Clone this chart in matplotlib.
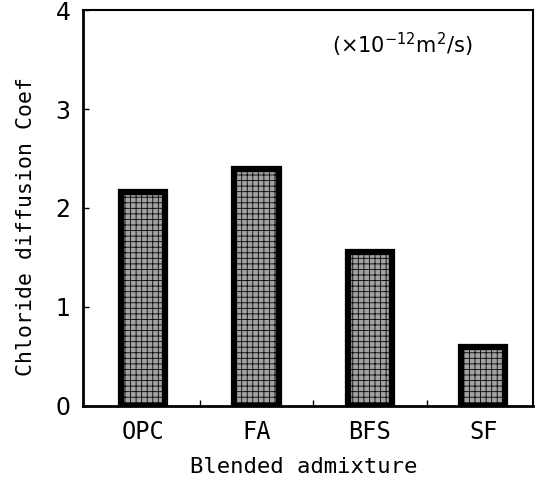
import matplotlib
matplotlib.use("Agg")
import matplotlib.pyplot as plt
import numpy as np

categories = ["OPC", "FA", "BFS", "SF"]
diffusion_coef = [2.16, 2.39, 1.56, 0.59]
y_ticks = [0, 1, 2, 3, 4]

plt.rcParams["font.family"] = ["DejaVu Sans"]
plt.rcParams["hatch.color"] = "#e6e6e6"
plt.rcParams["hatch.linewidth"] = 0.6

fig = plt.figure(figsize=(5.43, 4.82), dpi=100)
ax = fig.add_axes([0.153, 0.158, 0.829, 0.821])

x = np.arange(len(categories))
ax.bar(
    x,
    diffusion_coef,
    width=0.39,
    color="#a2a2a2",
    edgecolor="black",
    linewidth=4.5,
    hatch="+++",
)

ax.set_xlim(-0.53, 3.44)
ax.set_ylim(0, 4)
ax.set_yticks(y_ticks)
ax.set_xticks([0.5, 1.5, 2.5])
ax.set_xticklabels([])
ax.tick_params(axis="both", direction="in", length=4, width=1, labelsize=17)
ax.tick_params(axis="y", pad=9)

# category names sit between the small ticks
for xi, name in zip(x, categories):
    ax.annotate(name, xy=(xi, 0), xycoords=("data", "axes fraction"),
                xytext=(0, -19), textcoords="offset points",
                ha="center", va="center", fontsize=17,
                family="DejaVu Sans Mono")

fig.text(0.56, 0.031, "Blended admixture", ha="center", va="center",
         fontsize=16, family="DejaVu Sans Mono")
fig.text(0.047, 0.53, "Chloride diffusion Coef", rotation=90,
         ha="center", va="center", fontsize=15.5, family="DejaVu Sans Mono")

ax.text(0.553, 0.912, r"($\times$10$^{-12}$m$^2$/s)", transform=ax.transAxes,
        fontsize=15, ha="left", va="center")

ax.spines["left"].set_linewidth(2)
ax.spines["bottom"].set_linewidth(2)
ax.spines["top"].set_linewidth(1.5)
ax.spines["right"].set_linewidth(1.5)

plt.savefig("out.png", dpi=100)
plt.close()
━━━
_STATED GOAL_:
Everything from the first line of the listing above through the line that contains "y_ticks = [0, 1, 2, 3, 4]" is to be restated word for word, minus the pictures.

_WORKED ANSWER_:
Clone this chart in matplotlib.
import matplotlib
matplotlib.use("Agg")
import matplotlib.pyplot as plt
import numpy as np

categories = ["OPC", "FA", "BFS", "SF"]
diffusion_coef = [2.16, 2.39, 1.56, 0.59]
y_ticks = [0, 1, 2, 3, 4]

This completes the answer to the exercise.